While discussions about policy intricacies often escape public attention, recent leadership changes and an evolving discourse on AI risks prompt a closer examination of how the leading AI development company is addressing safety considerations.
OpenAI has unveiled an updated “Preparedness Framework” in a document and blog post. This framework aims to provide a clear roadmap for identifying, analyzing, and addressing “catastrophic” risks associated with the models under development. The definition of catastrophic risk includes scenarios leading to significant economic damage or harm and death to a large number of individuals, encompassing existential risks like the “rise of the machines.”
The framework categorizes models into different teams based on their development stage. In-production models fall under the governance of a “safety systems” team, which handles practical issues such as API restrictions. Frontier models in development are overseen by the “preparedness” team, identifying and quantifying risks before model release. The “superalignment” team is tasked with establishing theoretical guide rails for potentially “superintelligent” models.
Risk evaluation involves four key categories: cybersecurity, persuasion (e.g., disinformation), model autonomy, and CBRN threats. Mitigations are applied, and models deemed to have “high” or “critical” risks are restricted from deployment or further development.
To enhance the evaluation process, OpenAI is establishing a “cross-functional Safety Advisory Group” to review technical reports and make recommendations from a broader perspective.
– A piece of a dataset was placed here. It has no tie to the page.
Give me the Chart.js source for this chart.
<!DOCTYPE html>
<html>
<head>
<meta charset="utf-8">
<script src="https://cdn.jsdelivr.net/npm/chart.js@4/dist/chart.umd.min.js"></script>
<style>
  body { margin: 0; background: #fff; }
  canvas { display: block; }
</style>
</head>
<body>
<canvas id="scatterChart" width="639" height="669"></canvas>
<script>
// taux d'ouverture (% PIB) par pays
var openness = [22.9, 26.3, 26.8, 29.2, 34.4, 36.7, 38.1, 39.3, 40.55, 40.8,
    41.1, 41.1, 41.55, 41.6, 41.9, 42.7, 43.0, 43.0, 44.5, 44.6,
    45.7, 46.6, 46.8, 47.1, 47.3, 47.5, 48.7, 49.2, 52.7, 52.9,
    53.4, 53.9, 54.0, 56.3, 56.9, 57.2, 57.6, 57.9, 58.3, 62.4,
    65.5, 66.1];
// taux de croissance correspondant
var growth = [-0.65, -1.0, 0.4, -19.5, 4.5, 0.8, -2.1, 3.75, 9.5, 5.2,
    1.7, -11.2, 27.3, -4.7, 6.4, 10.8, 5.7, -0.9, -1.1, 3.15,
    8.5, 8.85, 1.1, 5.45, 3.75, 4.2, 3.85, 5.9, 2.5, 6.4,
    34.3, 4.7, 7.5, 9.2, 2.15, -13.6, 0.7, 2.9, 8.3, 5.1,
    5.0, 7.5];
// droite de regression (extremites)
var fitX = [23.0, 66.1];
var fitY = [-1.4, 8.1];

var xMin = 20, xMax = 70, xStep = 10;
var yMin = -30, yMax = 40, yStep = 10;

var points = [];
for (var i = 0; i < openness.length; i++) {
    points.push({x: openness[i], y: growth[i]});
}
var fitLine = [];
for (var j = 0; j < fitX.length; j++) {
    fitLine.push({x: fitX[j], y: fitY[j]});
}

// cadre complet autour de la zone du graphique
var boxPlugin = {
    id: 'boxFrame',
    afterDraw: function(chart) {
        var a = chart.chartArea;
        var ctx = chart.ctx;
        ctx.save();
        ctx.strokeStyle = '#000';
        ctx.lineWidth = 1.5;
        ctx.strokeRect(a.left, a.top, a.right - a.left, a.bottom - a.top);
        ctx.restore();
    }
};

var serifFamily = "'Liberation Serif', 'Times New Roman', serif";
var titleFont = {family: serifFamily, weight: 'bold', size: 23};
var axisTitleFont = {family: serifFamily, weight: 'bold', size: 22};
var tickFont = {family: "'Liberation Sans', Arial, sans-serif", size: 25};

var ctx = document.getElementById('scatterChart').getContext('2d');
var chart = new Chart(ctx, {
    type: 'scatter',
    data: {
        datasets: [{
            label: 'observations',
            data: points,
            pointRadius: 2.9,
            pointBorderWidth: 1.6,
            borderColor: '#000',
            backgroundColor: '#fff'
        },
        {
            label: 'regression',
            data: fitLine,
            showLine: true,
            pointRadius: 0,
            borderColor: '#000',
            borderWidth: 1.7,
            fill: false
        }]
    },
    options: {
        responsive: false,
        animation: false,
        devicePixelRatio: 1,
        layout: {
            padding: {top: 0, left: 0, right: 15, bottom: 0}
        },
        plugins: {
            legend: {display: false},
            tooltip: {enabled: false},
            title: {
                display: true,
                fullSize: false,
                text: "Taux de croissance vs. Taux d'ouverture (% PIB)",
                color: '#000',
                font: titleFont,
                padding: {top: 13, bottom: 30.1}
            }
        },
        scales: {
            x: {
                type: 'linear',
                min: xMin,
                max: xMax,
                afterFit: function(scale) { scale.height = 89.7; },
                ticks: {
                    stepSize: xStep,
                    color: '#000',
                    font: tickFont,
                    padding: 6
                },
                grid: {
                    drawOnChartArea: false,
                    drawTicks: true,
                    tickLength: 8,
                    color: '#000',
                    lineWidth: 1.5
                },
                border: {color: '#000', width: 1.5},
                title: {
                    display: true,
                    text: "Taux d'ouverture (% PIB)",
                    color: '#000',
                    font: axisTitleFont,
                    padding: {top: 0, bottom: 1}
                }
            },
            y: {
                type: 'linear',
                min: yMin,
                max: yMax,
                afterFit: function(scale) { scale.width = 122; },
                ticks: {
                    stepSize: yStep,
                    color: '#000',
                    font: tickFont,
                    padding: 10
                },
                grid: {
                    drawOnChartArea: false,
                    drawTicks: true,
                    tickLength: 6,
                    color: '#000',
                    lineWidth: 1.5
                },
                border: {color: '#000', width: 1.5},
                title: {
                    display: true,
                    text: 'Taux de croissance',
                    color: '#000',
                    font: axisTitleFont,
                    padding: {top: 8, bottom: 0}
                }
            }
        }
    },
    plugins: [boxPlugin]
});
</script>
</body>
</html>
This group’s recommendations will be submitted simultaneously to the board and leadership for decisions, aiming to prevent the greenlighting of high-risk products without proper oversight.
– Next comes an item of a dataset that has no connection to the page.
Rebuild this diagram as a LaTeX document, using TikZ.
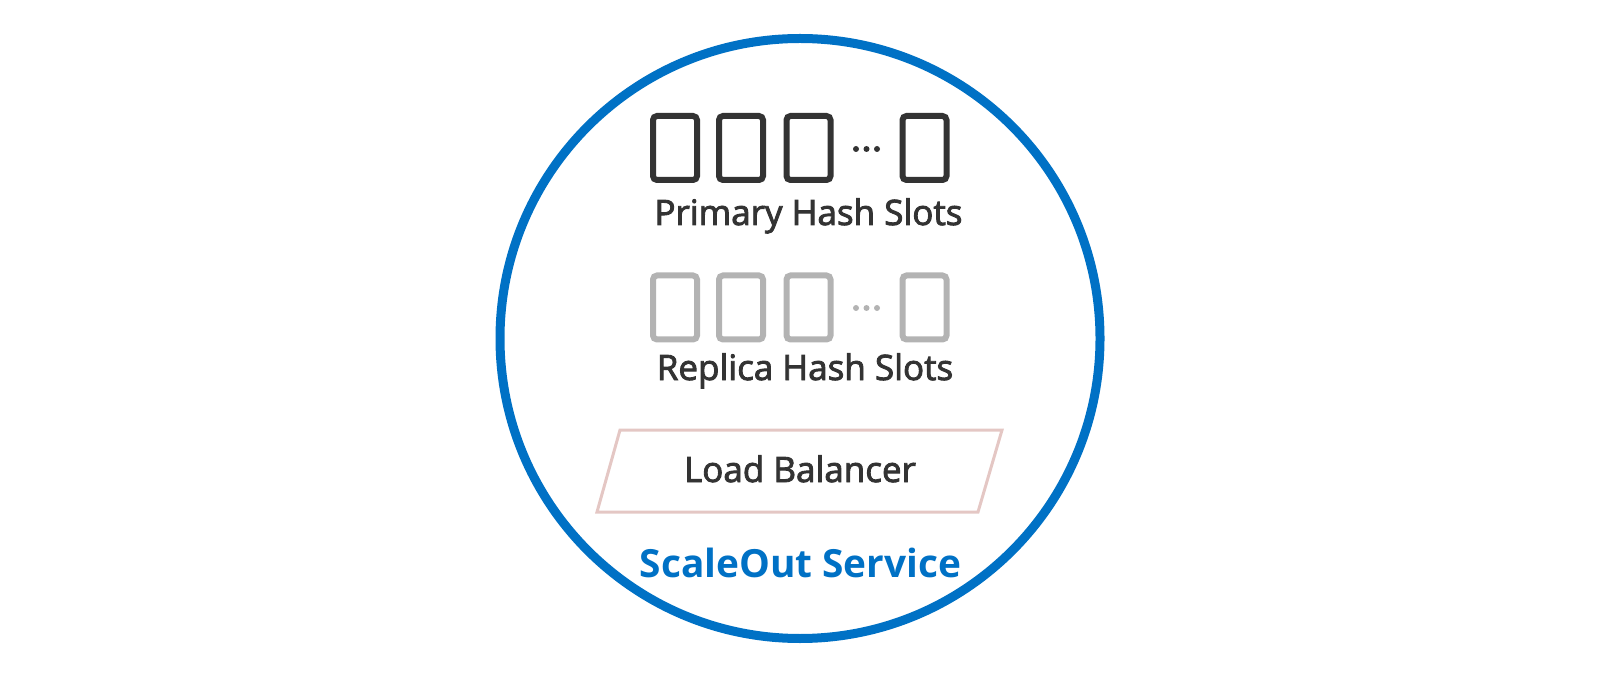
\documentclass[tikz,border=0pt]{standalone}
\usepackage{fontspec}
\setmainfont{Open Sans}
\newfontfamily\capfont{Open Sans}[FakeBold=2.5]
\usetikzlibrary{positioning}
\definecolor{soblue}{HTML}{0071C5}
\definecolor{slotdark}{HTML}{333333}
\definecolor{slotgray}{HTML}{B3B3B3}
\definecolor{lbpink}{HTML}{E4C7C4}
\begin{document}
\begin{tikzpicture}[x=0.5pt,y=-0.5pt,
  slot/.style={draw,rounded corners=2pt,line width=3pt,minimum width=22pt,minimum height=32pt,inner sep=0pt},
  caption/.style={text=slotdark,font=\capfont\fontsize{17.5}{20}\selectfont,inner sep=0pt,anchor=base}]
\useasboundingbox (0,0) rectangle (1600,678);

% The service circle
\node[draw=soblue,line width=4.5pt,circle,inner sep=0pt,minimum size=300pt] (service) at (800,338.5) {};

% Primary hash slots
\foreach \sx [count=\i] in {675,741,808.5,924.5}
{
	\node[slot,draw=slotdark] (p\i) at (\sx,148) {};
}
\foreach \dx in {856,866.5,877}
	\fill[slotdark] (\dx,149) circle[radius=3];
\node[caption] (primary) at (808.5,225) {Primary Hash Slots};

% Replica hash slots
\foreach \sx [count=\i] in {675,741,808.5,924.5}
{
	\node[slot,draw=slotgray] (r\i) at (\sx,307.5) {};
}
\foreach \dx in {856,866.5,877}
	\fill[slotgray] (\dx,308) circle[radius=3];
\node[caption] (replica) at (805,380) {Replica Hash Slots};

% Load balancer
\draw[lbpink,line width=1.5pt] (620,430) coordinate (lb1) -- (1002,430) coordinate (lb2)
	-- (978,512) coordinate (lb3) -- (597,512) coordinate (lb4) -- cycle;
\node[caption] (lb) at (800,482) {Load Balancer};

% Service name
\node[caption,text=soblue,font=\fontsize{19.4}{22}\selectfont\bfseries] (name) at (800.5,577) {ScaleOut Service};

\end{tikzpicture}
\end{document}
While OpenAI emphasizes transparency, concerns remain about the board’s willingness to counter expert recommendations. The company plans to solicit audits from independent third parties but has not addressed whether guarantees exist for not releasing models with critical risks. The evolving landscape of AI development and the potential consequences of unchecked risks underscore the importance of OpenAI’s commitment to refining safety measures.